## PROBLEM STATEMENT
Take the listing from its first line through the line that contains "ax = fig.add_axes([0.109, 0.1305, 0.891, 0.769])" and please retype those lines exactly, leaving out the pictures.

----

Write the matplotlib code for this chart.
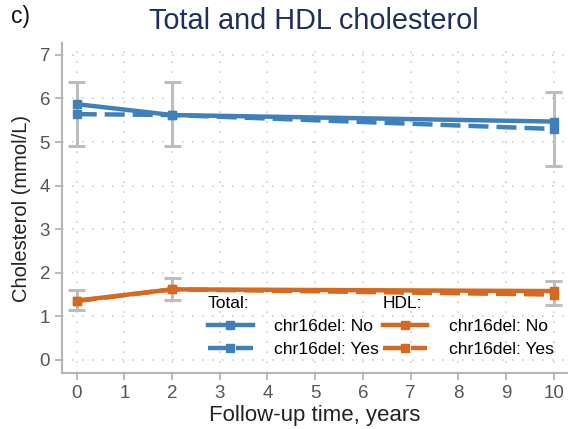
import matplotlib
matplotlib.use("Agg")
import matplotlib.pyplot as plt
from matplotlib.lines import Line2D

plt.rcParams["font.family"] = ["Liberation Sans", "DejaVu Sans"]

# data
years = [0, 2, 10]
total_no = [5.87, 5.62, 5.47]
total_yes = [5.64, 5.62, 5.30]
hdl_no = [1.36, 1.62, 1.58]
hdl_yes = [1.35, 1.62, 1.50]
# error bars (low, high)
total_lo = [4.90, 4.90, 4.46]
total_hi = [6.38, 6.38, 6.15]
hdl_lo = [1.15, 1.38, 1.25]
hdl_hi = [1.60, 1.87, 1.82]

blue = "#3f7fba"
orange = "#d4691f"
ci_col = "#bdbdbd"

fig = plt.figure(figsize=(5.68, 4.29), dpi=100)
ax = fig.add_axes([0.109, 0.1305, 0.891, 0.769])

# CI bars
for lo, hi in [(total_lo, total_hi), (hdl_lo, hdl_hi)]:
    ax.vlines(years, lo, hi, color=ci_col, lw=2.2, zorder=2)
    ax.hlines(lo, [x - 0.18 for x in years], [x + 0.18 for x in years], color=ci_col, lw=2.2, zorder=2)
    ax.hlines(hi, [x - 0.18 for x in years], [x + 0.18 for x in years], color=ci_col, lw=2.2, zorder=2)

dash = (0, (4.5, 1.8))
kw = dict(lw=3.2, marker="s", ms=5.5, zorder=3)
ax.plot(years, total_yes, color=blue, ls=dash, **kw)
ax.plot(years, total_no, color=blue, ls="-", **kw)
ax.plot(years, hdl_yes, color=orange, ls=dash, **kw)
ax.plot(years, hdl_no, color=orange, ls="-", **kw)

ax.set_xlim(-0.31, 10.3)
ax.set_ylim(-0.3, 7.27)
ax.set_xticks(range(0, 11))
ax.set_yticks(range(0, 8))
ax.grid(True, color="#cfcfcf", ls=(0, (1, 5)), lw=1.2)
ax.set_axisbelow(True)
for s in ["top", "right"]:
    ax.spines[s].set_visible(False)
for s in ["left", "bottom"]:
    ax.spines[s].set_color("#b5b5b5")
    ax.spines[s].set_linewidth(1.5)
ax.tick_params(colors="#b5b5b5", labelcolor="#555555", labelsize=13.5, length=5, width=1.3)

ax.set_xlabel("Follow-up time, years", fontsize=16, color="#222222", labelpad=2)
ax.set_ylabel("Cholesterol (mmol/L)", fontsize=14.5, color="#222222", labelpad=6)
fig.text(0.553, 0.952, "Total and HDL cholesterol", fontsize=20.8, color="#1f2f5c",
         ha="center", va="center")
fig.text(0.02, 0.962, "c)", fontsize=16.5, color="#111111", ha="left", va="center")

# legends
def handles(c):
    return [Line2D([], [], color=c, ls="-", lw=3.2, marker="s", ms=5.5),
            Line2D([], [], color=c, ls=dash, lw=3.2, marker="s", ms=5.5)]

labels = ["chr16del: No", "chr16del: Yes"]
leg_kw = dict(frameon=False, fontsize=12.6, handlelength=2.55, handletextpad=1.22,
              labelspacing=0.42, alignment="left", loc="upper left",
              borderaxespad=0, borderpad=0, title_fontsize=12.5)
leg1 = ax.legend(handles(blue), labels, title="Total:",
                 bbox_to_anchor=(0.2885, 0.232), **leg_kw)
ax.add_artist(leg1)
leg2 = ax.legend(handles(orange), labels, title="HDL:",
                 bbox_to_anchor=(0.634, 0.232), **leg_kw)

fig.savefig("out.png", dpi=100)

----

## THE SOLUTION
Write the matplotlib code for this chart.
import matplotlib
matplotlib.use("Agg")
import matplotlib.pyplot as plt
from matplotlib.lines import Line2D

plt.rcParams["font.family"] = ["Liberation Sans", "DejaVu Sans"]

# data
years = [0, 2, 10]
total_no = [5.87, 5.62, 5.47]
total_yes = [5.64, 5.62, 5.30]
hdl_no = [1.36, 1.62, 1.58]
hdl_yes = [1.35, 1.62, 1.50]
# error bars (low, high)
total_lo = [4.90, 4.90, 4.46]
total_hi = [6.38, 6.38, 6.15]
hdl_lo = [1.15, 1.38, 1.25]
hdl_hi = [1.60, 1.87, 1.82]

blue = "#3f7fba"
orange = "#d4691f"
ci_col = "#bdbdbd"

fig = plt.figure(figsize=(5.68, 4.29), dpi=100)
ax = fig.add_axes([0.109, 0.1305, 0.891, 0.769])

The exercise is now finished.